Mais si ces fiches sont embarquées, on accède aux informations sans connectivité, ce qui, pour prendre un exemple, est déjà intéressant dans le monde de la maintenance – où les équipements sont souvent en sous-sol plutôt qu’en étage, et où le réseau ne passe pas toujours. Le fonctionnement offline prend tout son sens.
Votre solution n’est donc pas en concurrence frontale avec celle des Gafa ?
N. B. – En fait, notre approche n’est pas concurrentielle, mais complémentaire.

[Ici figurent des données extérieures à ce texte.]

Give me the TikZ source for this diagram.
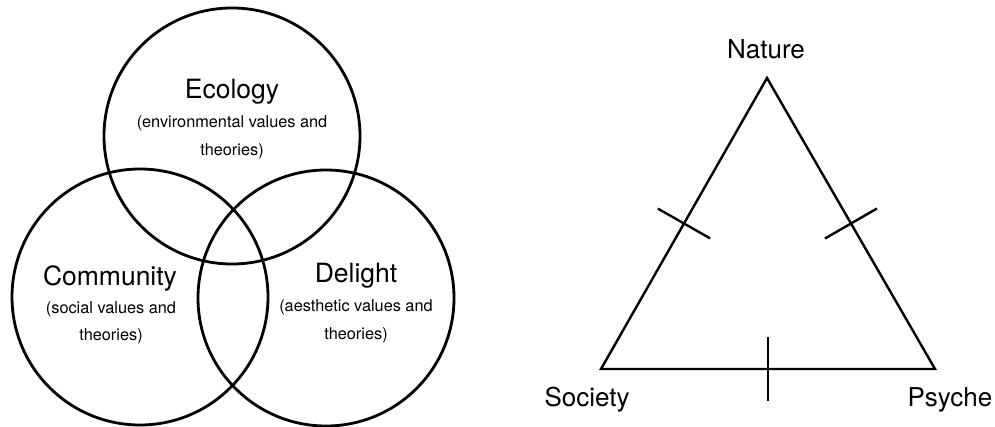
\documentclass[tikz,border=0pt]{standalone}
\usepackage{fontspec}
\setmainfont{TeX Gyre Heros}
\usetikzlibrary{calc}
\begin{document}
\begin{tikzpicture}[x=1pt,y=-1pt,
  venn/.style={circle,draw,line width=2.8pt,minimum size=256pt,inner sep=0pt},
  title/.style={anchor=base,font=\fontsize{26.5}{30}\selectfont,inner sep=0pt},
  sub/.style={anchor=base,font=\fontsize{16.3}{20}\selectfont,inner sep=0pt},
  corner/.style={anchor=base,font=\fontsize{26}{30}\selectfont,inner sep=0pt},
  side/.style={line width=2.4pt,line join=miter},
  tick/.style={line width=2.4pt}]
\useasboundingbox (0,0) rectangle (995,427);
% Venn circles
\node[venn] (eco) at (232,136) {};
\node[venn] (com) at (140,297) {};
\node[venn] (del) at (326,298) {};
% Venn labels
\node[title] (ecot) at (232,99) {Ecology};
\node[sub] (ecos1) at (232,128) {(environmental values and};
\node[sub] (ecos2) at (232,155.5) {theories)};
\node[title] (comt) at (110,286) {Community};
\node[sub] (coms1) at (111,314) {(social values and};
\node[sub] (coms2) at (111,341) {theories)};
\node[title] (delt) at (356,283) {Delight};
\node[sub] (dels1) at (356,312) {(aesthetic values and};
\node[sub] (dels2) at (356,339) {theories)};
% Triangle
\coordinate (N) at (767,78);
\coordinate (S) at (601,369);
\coordinate (P) at (935,369);
\draw[side] (N) -- (S) -- (P) -- cycle;
\coordinate (mNS) at ($(N)!0.5!(S)$);
\coordinate (mNP) at ($(N)!0.5!(P)$);
\coordinate (mSP) at ($(S)!0.5!(P)$);
\draw[tick] ($(mNS)!30pt!90:(S)$) -- ($(mNS)!30pt!-90:(S)$);
\draw[tick] ($(mNP)!30pt!90:(P)$) -- ($(mNP)!30pt!-90:(P)$);
\draw[tick] ($(mSP)!32pt!90:(P)$) -- ($(mSP)!32pt!-90:(P)$);
% Triangle labels
\node[corner] (nat) at (766,59) {Nature};
\node[corner] (soc) at (587,406) {Society};
\node[corner] (psy) at (950,406) {Psyche};
\end{tikzpicture}
\end{document}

Eux donnent une quantité d’informations énorme que l’on n’a pas vocation à traiter – la météo, etc. Nous, premièrement, nous positionnons sur le local, le « command and control ».
Deuxièmement, on se focalise sur la confidentialité des données.
Troisièmement, on a un business model pour un coût du produit « sorti d’usine », sans coût variable post-vente, ce qui n’est pas le cas chez les autres, qui ont un coût (pour le fabricant) chaque fois qu’on les sollicite. Il y a de la place pour des solutions hybrides.
Justement, donnez-nous un exemple de domotique hybride où les deux approches vocales (locale et cloud) se justifieraient pour le consommateur ou pour le fabricant.
N. B. – J’aime bien prendre l’exemple du réfrigérateur. On peut vouloir baisser sa température à la voix, ou même lancer la fabrication de glaçons l’été, cela peut parfaitement se gérer en local.
Pas besoin de faire le tour du monde pour gérer son frigo ou ses volets !
Mais si un fabricant de réfrigérateurs comme Samsung s’associe à une boutique d’alimentation en ligne pour que le consommateur ajoute des produits à sa shopping list et les commande, Samsung peut vouloir gérer ces informations et en tirer le fruit (car ces données se valorisent…) sans avoir à passer par Google et Amazon.
De même, Nespresso n’a pas forcément envie que les gens commandent leurs capsules de café chez Amazon, mais plutôt directement via sa plateforme de e-commerce.
Dans ce cas d’usage, l’appareil est connecté à Internet, oui, mais en utilisant la technologie de reconnaissance vocale de Snips : on reste dans le réseau de données du fabricant.
Troisièmement cas d’usage, je suis dans ma cuisine le matin et je demande la météo ou le prochain horaire de passage du bus. Snips n’a pas vocation à développer ce genre de service, et cela fait sens d’envoyer la voix vers ceux qui intègrent déjà des API météo.
Voilà pourquoi je pense que l’expérience est hybride, et que Snips peut-être complémentaire des acteurs cloud.